NEWS AND COMMENTARY
February 28, 2001

You Can't Always Get What You Want

Not only did Greenspan admit that the economy still has a long way to fall before hitting rock bottom, he also made it clear that the Fed wouldn't cut rates before its March 20th meeting. Investors may not be getting what they want, but they are getting precisely what they need -- a strong dose of reality.

The fact is, a rate cut isn't going to cure the ills of the U.S. economy -- whether it comes next week or next month. The U.S. economy is barreling toward recession (and might already be in one). The newly revised GDP for the fourth quarter of 2000 showed growth at a dismal 1.1% and is likely to be lower or even negative in the first quarter of 2001.
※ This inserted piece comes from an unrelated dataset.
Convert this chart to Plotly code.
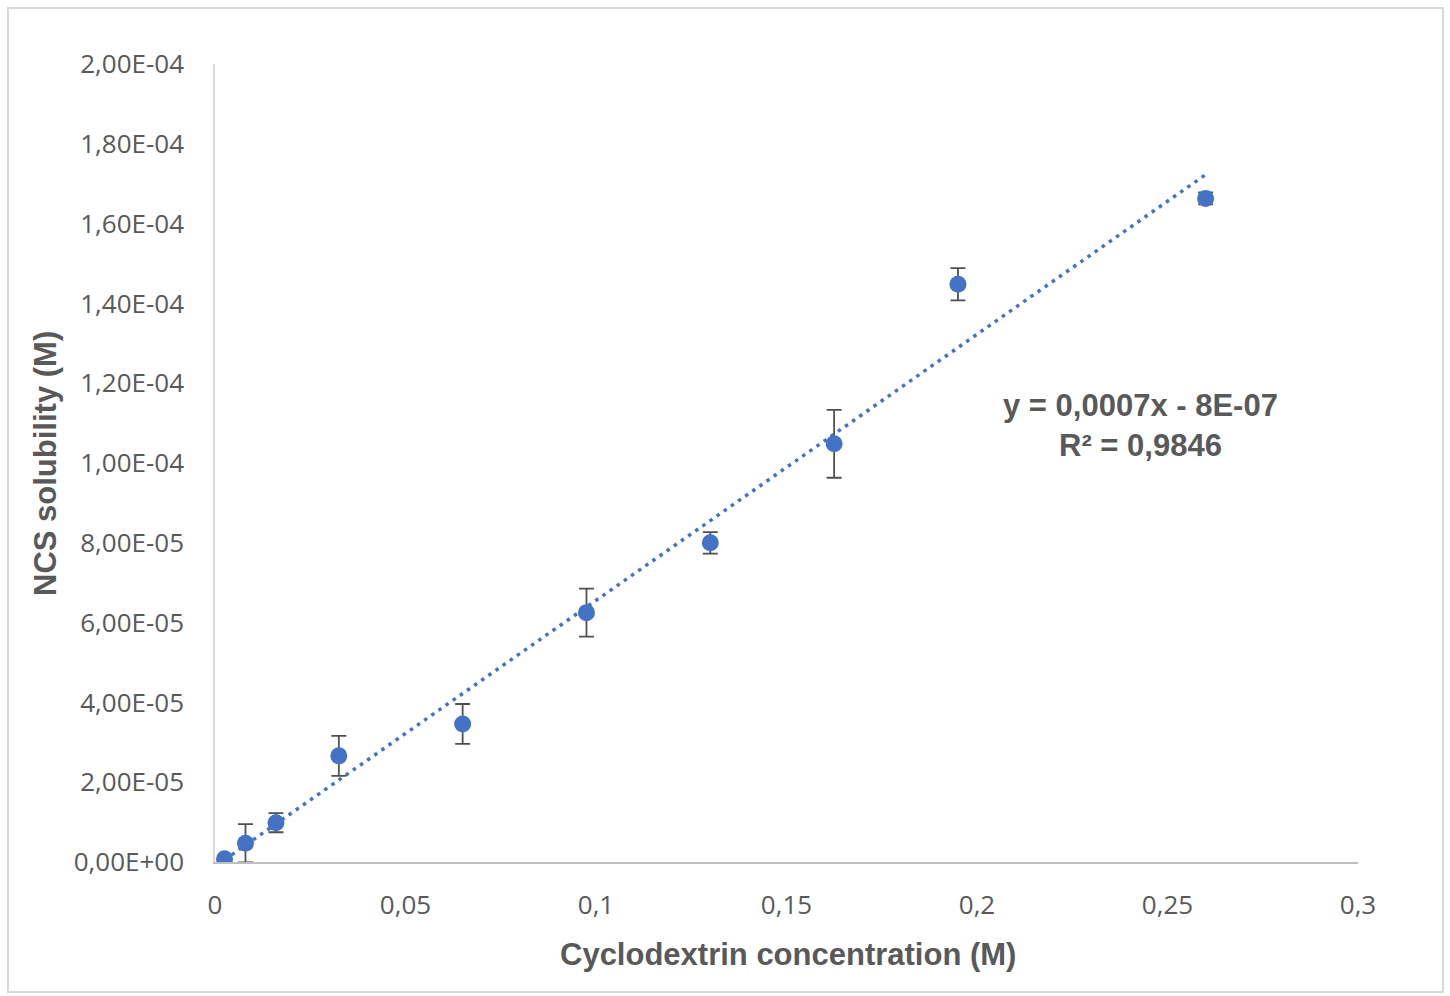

Spending has shown definite signs of slowing -- new home sales dropped over 10% in January, consumer credit grew at a pace well below that of recent months. And the surge in inflation and layoffs have certainly put a damper on any future buying plans. Consumer confidence levels have taken a severe nosedive in recent months, and it is likely that a recession could last well into this year and the next.

In this environment, company earnings will only get worse in coming months. And when the next round of earnings reports comes out, watch out! The reality is, interest rate cuts don't make a bit of difference in the short term, and when companies issue more disappointments, investors will hammer stocks into the ground.